Senators Introduce Bills On Artificial Intelligence To Increase Transparency, Compete With China
Flag of USA and China on a processor, CPU or GPU microchip on a motherboard. US companies have become the latest collateral damage in US - China tech war. US limits, restricts AI chips sales to China.
William Potter via Gettyimages

A bipartisan group of U.S. senators introduced two artificial intelligence bills amid growing questions on how to address the rise of the new technology. 

One bill, introduced by Sens. Gary Peters (D-MI), Mike Braun (R-IN), and James Lankford (R-OK), would require U.S. government agencies to tell people when the agency is using AI to interact with them and to create a way for them to appeal AI decisions. 

“Artificial intelligence is already transforming how federal agencies are serving the public, but government must be more transparent with the public about when and how they are using these emerging technologies,” Peters said in a press release. “This bipartisan bill will ensure taxpayers know when they are interacting with certain federal AI systems and establishes a process for people to get answers about why these systems are making certain decisions.”

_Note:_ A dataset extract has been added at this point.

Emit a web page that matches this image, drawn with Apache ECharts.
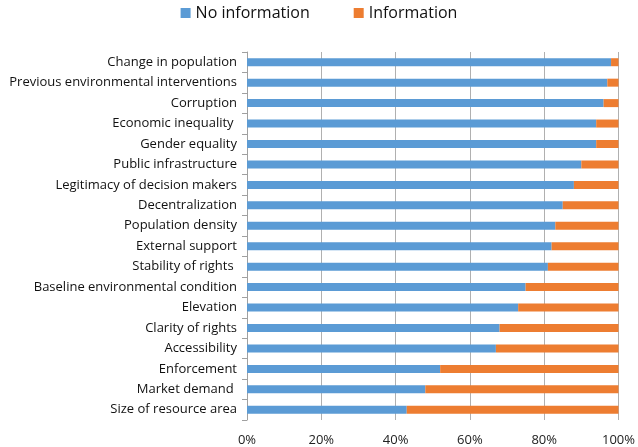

The appeal process would ensure that “critical decisions that may negatively affect individuals” made by AI are reviewed by a human. The legislation comes amid growing concerns about AI after the technology became widely available earlier this year. 

The second bill focuses on international competition in technological development. Introduced by Sens. Michael Bennet (D-CO), Mark Warner (D-VA), and Todd Young (R-IN), the measure would establish an Office of Global Competition Analysis. The new office would be charged with evaluating the United States’ competitive stance relative to other countries in technology development, including AI.

“This legislation will better synchronize our national security community to ensure America wins the technological race against the Chinese Communist Party.” Sen. Young stated. “There is no single federal agency evaluating American leadership in critical technologies like artificial intelligence and quantum computing, despite their significance to our national security and economic prosperity. Our bill will help fill this gap.”

The Office of Global Competition Analysis’ proposal was met with praise from leaders in the AI field. Ylli Bajraktari, president and CEO of the Special Competitive Studies Project, a nonprofit aimed at promoting American leadership in AI, stated, “Today, the United States faces a new era of global technology competition and to remain the world’s leading technological power, we need to organize our government for this new competition.”

The new office would also evaluate American competitiveness on semiconductors and quantum computing,” Sen. Bennet said, adding that the U.S. “cannot afford to lose our competitive edge” in developing such technologies “to competitors like China.”

On Tuesday, Senate Majority Leader Chuck Schumer (D-NY) said he scheduled three briefings for senators on AI so lawmakers could be educated on the issue. The briefings include a general overview of AI, ways to achieve American leadership on its development, and a classified session on AI’s defense and intelligence implications.

“AI is already changing our world, and experts have repeatedly told us that it will have a profound impact on everything from our national security to our classrooms to our workforce, including potentially significant job displacement,” Schumer said.